Tally the lines containing the word "chart", and report the tally alone.

Given information »
------------------------

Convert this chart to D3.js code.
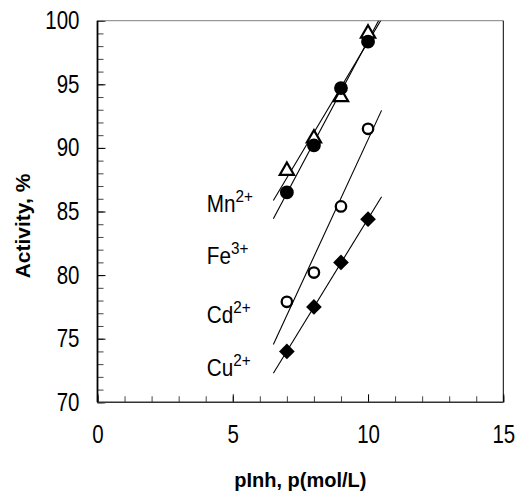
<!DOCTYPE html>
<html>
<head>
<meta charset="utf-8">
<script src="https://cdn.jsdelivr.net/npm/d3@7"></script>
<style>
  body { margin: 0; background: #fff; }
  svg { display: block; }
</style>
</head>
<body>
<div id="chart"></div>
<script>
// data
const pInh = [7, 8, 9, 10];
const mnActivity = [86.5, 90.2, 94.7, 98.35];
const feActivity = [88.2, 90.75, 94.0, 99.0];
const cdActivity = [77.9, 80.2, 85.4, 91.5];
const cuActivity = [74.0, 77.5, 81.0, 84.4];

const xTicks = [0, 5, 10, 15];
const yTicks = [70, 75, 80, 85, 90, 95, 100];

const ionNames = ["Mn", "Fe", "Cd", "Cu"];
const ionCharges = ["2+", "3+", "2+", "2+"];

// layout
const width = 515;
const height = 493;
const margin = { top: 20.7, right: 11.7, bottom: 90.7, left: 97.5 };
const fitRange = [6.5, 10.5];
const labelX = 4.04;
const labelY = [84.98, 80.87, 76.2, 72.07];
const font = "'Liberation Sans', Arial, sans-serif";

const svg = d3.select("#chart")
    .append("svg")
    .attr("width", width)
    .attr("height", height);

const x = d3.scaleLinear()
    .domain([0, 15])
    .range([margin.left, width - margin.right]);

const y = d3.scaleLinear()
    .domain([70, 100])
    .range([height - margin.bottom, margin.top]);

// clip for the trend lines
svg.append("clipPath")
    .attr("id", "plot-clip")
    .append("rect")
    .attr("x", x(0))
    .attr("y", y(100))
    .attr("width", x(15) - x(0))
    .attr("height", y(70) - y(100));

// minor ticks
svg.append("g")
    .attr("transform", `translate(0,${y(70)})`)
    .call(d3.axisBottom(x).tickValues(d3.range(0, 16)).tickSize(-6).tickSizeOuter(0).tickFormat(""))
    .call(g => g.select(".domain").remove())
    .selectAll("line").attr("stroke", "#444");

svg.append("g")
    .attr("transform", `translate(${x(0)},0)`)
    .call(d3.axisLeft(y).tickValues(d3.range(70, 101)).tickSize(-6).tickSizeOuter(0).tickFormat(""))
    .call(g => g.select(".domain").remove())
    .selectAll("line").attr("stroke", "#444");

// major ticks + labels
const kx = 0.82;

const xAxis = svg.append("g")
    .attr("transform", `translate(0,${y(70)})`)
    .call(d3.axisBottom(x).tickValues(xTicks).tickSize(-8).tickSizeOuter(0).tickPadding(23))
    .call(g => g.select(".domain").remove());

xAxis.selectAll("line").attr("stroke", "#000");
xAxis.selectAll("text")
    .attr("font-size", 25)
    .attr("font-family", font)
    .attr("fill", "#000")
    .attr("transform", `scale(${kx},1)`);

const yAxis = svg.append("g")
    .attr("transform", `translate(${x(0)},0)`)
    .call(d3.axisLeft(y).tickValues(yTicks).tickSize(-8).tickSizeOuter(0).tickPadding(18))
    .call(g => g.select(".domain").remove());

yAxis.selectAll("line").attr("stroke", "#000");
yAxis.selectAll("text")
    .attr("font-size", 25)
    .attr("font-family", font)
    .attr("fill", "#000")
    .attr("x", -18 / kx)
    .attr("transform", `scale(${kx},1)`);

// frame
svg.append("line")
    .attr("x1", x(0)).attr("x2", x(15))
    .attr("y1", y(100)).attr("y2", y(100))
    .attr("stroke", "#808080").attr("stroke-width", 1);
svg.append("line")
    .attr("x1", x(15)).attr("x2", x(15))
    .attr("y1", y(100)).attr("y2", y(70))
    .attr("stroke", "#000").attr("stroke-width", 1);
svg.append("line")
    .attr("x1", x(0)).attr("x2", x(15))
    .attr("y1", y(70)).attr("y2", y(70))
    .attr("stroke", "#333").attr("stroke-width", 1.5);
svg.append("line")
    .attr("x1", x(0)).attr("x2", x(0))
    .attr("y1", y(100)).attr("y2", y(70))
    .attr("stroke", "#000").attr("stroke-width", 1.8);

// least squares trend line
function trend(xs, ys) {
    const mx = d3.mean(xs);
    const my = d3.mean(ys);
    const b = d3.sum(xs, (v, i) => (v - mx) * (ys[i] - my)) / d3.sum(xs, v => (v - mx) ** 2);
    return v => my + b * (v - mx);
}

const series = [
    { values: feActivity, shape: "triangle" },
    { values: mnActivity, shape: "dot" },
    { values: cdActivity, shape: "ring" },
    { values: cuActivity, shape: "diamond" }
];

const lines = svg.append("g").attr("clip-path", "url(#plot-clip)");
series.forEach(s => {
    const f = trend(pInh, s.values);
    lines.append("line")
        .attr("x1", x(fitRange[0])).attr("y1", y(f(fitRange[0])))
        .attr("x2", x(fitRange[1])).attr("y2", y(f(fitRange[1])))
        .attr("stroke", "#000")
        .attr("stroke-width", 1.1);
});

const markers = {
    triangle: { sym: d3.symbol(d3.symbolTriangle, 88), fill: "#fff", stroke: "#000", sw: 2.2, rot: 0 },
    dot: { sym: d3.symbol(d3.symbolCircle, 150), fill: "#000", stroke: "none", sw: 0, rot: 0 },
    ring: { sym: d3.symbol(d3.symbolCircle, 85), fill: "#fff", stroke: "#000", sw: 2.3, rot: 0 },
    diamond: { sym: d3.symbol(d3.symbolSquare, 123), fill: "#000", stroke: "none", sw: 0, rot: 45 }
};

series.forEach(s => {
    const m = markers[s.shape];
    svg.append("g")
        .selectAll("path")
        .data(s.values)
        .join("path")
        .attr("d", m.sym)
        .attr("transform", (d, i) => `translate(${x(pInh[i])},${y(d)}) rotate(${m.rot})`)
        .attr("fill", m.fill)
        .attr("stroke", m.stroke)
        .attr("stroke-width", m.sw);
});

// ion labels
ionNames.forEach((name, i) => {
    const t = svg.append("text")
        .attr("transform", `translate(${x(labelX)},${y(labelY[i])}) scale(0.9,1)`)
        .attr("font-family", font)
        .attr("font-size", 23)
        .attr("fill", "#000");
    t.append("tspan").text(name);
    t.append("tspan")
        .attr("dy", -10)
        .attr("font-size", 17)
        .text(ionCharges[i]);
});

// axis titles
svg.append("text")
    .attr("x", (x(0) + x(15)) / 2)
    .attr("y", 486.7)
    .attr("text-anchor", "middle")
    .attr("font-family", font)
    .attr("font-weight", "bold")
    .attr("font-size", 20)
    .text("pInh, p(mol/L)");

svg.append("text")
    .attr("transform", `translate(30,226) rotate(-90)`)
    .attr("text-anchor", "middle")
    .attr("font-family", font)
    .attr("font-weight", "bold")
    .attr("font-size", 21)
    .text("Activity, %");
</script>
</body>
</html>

------------------------

Answer to this problem » 3